Selon le vieux socialiste du Vermont, «les États-Unis doivent maintenant utiliser TOUT leur pouvoir pour exiger un cessez-le-feu immédiat, la fin des attaques sur Rafah et l’acheminement immédiat de quantités massives d’aide humanitaire aux personnes vivant dans le désespoir. Notre pouvoir d’influence est clair. Au fil des ans, les États-Unis ont fourni des dizaines de milliards de dollars d’aide militaire à Israël. Nous ne pouvons plus être complices de l’horrible guerre menée par Netanyahou contre le peuple palestinien.» (reste que ce même Bernie Sanders n’a jamais déclaré son regret que son pays ai tué 960 000 civils japonais durant la guerre du Pacifique – incluant les deux bombes atomiques -, plus de 400 000 civils allemands durant la débâcle du III Reich d’Adolph Hitler, environ 200 000 civils irakiens, etc.. etc…)

Si elle ne suffit pas, de fait, à apaiser tous ceux à gauche qui appelaient depuis des mois à amender la posture états-unienne au Proche-Orient, la position affirmée par Biden lui a sans surprise valu les critiques parfois virulentes de l’opposition républicaine, tel le leader des sénateurs conservateurs, Mitch McConnell, qui a déclaré avoir appelé, ce mercredi matin, le principal conseiller en politique étrangère de la Maison Blanche, Jake Sullivan, «pour lui faire part de son inquiétude […] que l’on dicte à un allié comment mener sa guerre». Lui et le «speaker» républicain Mike Johnson ont également cosigné une lettre adressée au président, où ils réclament des «éclaircissements» d’ici la fin de la semaine et se disent «alarmés» par le tournant imprimé à la relation israélo-états-unienne.

Celui-ci, s’il demeure à confirmer et semble aujourd’hui suspendu avant tout aux choix de Netanyahou et son état-major à Rafah, ne serait cependant pas dénué de précédent : parmi les prédécesseurs de Biden, même les républicains Ronald Reagan ou George H. W. Bush avaient, en leurs temps, choisi de mettre entre parenthèses la politique du chèque en blanc en suspendant des livraisons de matériel militaire à ses alliés à Tel Aviv, afin d’en infléchir la ligne depuis le Bureau ovale.

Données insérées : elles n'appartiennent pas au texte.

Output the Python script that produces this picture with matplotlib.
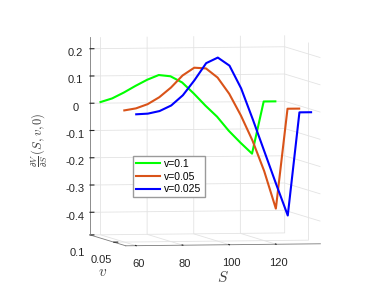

Dans la première réaction officielle de l’Etat hébreu, l’ambassadeur d’Israël à l’ONU a fait part de sa déception. «C’est une déclaration très dure à entendre et décevante de la part d’un président à qui nous avons été reconnaissants depuis le début de la guerre», a déclaré Gilad Erdan à la radio publique israélienne. Accusant à demi-mots Washington de faire le jeu du Hamas. «Il est assez clair que n’importe quelle pression sur Israël, n’importe quelle restriction qui lui est imposée, même de la part d’alliés proches soucieux de nos intérêts, est interprétée par nos ennemis» et «leur donne espoir», a ajouté le diplomate israélien.